_GIVEN PROBLEM:_ Starting with the first line of the listing, quote each line exactly until and including the one with "length=5, width=1.0, color=grey)", leaving pictures out.

_INFORMATION SUPPLIED:_
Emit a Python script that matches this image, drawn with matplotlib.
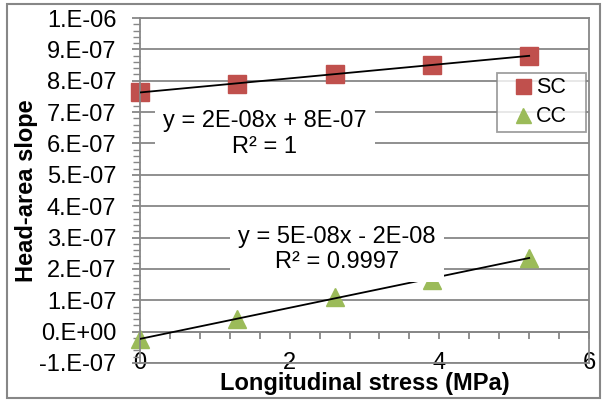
import numpy as np
import matplotlib.pyplot as plt
from matplotlib.patches import Rectangle
from matplotlib.ticker import MultipleLocator

plt.rcParams['font.family'] = ['Liberation Sans', 'DejaVu Sans']

# longitudinal stress (MPa) and head-area slope for both series
stress = [0, 1.3, 2.6, 3.9, 5.2]
sc_slope = [7.63e-7, 7.91e-7, 8.21e-7, 8.51e-7, 8.79e-7]
cc_slope = [-0.24e-7, 0.41e-7, 1.10e-7, 1.66e-7, 2.36e-7]

y_ticks = [-1e-7, 0, 1e-7, 2e-7, 3e-7, 4e-7, 5e-7, 6e-7, 7e-7, 8e-7, 9e-7, 1e-6]
y_labels = ['-1.E-07', '0.E+00', '1.E-07', '2.E-07', '3.E-07', '4.E-07',
            '5.E-07', '6.E-07', '7.E-07', '8.E-07', '9.E-07', '1.E-06']
x_ticks = [0, 2, 4, 6]

sc_eq = 'y = 2E-08x + 8E-07\nR² = 1'
cc_eq = 'y = 5E-08x - 2E-08\nR² = 0.9997'

red = '#C0504D'
green = '#9BBB59'
grey = '#878787'
fs = 17

fig = plt.figure(figsize=(6.06, 4.01), dpi=100)
fig.patches.append(Rectangle((0.0116, 0.0075), 0.979, 0.9825, transform=fig.transFigure,
                             fill=False, edgecolor=grey, lw=1.5))
ax = fig.add_axes([0.231, 0.0948, 0.741, 0.8603])

ax.set_xlim(0, 6)
ax.set_ylim(-1e-7, 1e-6)

# horizontal gridlines
for yv in y_ticks:
    ax.axhline(yv, color=grey, lw=1.3, zorder=0)

for side in ['left', 'right', 'top', 'bottom']:
    ax.spines[side].set_color(grey)
    ax.spines[side].set_linewidth(1.3)

ax.set_yticks(y_ticks)
ax.set_yticklabels(y_labels, fontsize=fs)
ax.yaxis.set_minor_locator(MultipleLocator(2e-8))
ax.tick_params(axis='y', which='major', direction='out', length=6, width=1.3, color=grey, pad=11)
ax.tick_params(axis='y', which='minor', direction='out', length=5, width=1.0, color=grey)

# x tick labels sit on the bottom edge, the axis line itself runs along y = 0
ax.set_xticks(x_ticks)
ax.set_xticklabels([str(v) for v in x_ticks], fontsize=fs)
ax.tick_params(axis='x', which='both', length=0, pad=0)
for t in ax.get_xticklabels():
    t.set_va('center')

zero_frac = (0 - (-1e-7)) / 1.1e-6
sec = ax.secondary_xaxis(zero_frac)
sec.set_xticks(x_ticks)
sec.set_xticklabels([])
sec.xaxis.set_minor_locator(MultipleLocator(0.4))
sec.spines['bottom'].set_color(grey)
sec.spines['bottom'].set_linewidth(1.3)
sec.tick_params(axis='x', which='both', direction='out', length=5, width=1.3, color=grey)

ax.set_xlabel('Longitudinal stress (MPa)', fontsize=fs, fontweight='bold')
ax.xaxis.set_label_coords(0.5, -0.027)
ax.set_ylabel('Head-area slope', fontsize=fs, fontweight='bold')
ax.yaxis.set_label_coords(-0.227, 0.5)

# linear trendlines
xs = np.array(stress)
for ys in (sc_slope, cc_slope):
    k, b = np.polyfit(xs, ys, 1)
    ax.plot([xs[0], xs[-1]], [k * xs[0] + b, k * xs[-1] + b], color='black', lw=1.3, zorder=3)

ax.plot(stress, sc_slope, 's', color=red, ms=13.5, label='SC', zorder=2, clip_on=False)
ax.plot(stress, cc_slope, '^', color=green, ms=13.5, label='CC', zorder=2, clip_on=False)

box = dict(facecolor='white', edgecolor='none', pad=6)
ax.text(1.67, 6.3e-7, sc_eq, ha='center', va='center', fontsize=fs, linespacing=1.22,
        bbox=box, zorder=4)
ax.text(2.63, 2.62e-7, cc_eq, ha='center', va='center', fontsize=fs, linespacing=1.22,
        bbox=box, zorder=4)

leg = ax.legend(loc='upper left', bbox_to_anchor=(0.795, 0.5, 0.198, 0.3406), mode='expand',
                fontsize=15.5, frameon=True, fancybox=False, handlelength=2.05,
                handletextpad=-0.42, borderpad=0.2, labelspacing=0.38, borderaxespad=0,
                markerscale=0.8)
leg.get_frame().set_edgecolor(grey)
leg.get_frame().set_linewidth(1.3)

fig.savefig('out.png', dpi=100)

_SOLUTION:_
Emit a Python script that matches this image, drawn with matplotlib.
import numpy as np
import matplotlib.pyplot as plt
from matplotlib.patches import Rectangle
from matplotlib.ticker import MultipleLocator

plt.rcParams['font.family'] = ['Liberation Sans', 'DejaVu Sans']

# longitudinal stress (MPa) and head-area slope for both series
stress = [0, 1.3, 2.6, 3.9, 5.2]
sc_slope = [7.63e-7, 7.91e-7, 8.21e-7, 8.51e-7, 8.79e-7]
cc_slope = [-0.24e-7, 0.41e-7, 1.10e-7, 1.66e-7, 2.36e-7]

y_ticks = [-1e-7, 0, 1e-7, 2e-7, 3e-7, 4e-7, 5e-7, 6e-7, 7e-7, 8e-7, 9e-7, 1e-6]
y_labels = ['-1.E-07', '0.E+00', '1.E-07', '2.E-07', '3.E-07', '4.E-07',
            '5.E-07', '6.E-07', '7.E-07', '8.E-07', '9.E-07', '1.E-06']
x_ticks = [0, 2, 4, 6]

sc_eq = 'y = 2E-08x + 8E-07\nR² = 1'
cc_eq = 'y = 5E-08x - 2E-08\nR² = 0.9997'

red = '#C0504D'
green = '#9BBB59'
grey = '#878787'
fs = 17

fig = plt.figure(figsize=(6.06, 4.01), dpi=100)
fig.patches.append(Rectangle((0.0116, 0.0075), 0.979, 0.9825, transform=fig.transFigure,
                             fill=False, edgecolor=grey, lw=1.5))
ax = fig.add_axes([0.231, 0.0948, 0.741, 0.8603])

ax.set_xlim(0, 6)
ax.set_ylim(-1e-7, 1e-6)

# horizontal gridlines
for yv in y_ticks:
    ax.axhline(yv, color=grey, lw=1.3, zorder=0)

for side in ['left', 'right', 'top', 'bottom']:
    ax.spines[side].set_color(grey)
    ax.spines[side].set_linewidth(1.3)

ax.set_yticks(y_ticks)
ax.set_yticklabels(y_labels, fontsize=fs)
ax.yaxis.set_minor_locator(MultipleLocator(2e-8))
ax.tick_params(axis='y', which='major', direction='out', length=6, width=1.3, color=grey, pad=11)
ax.tick_params(axis='y', which='minor', direction='out', length=5, width=1.0, color=grey)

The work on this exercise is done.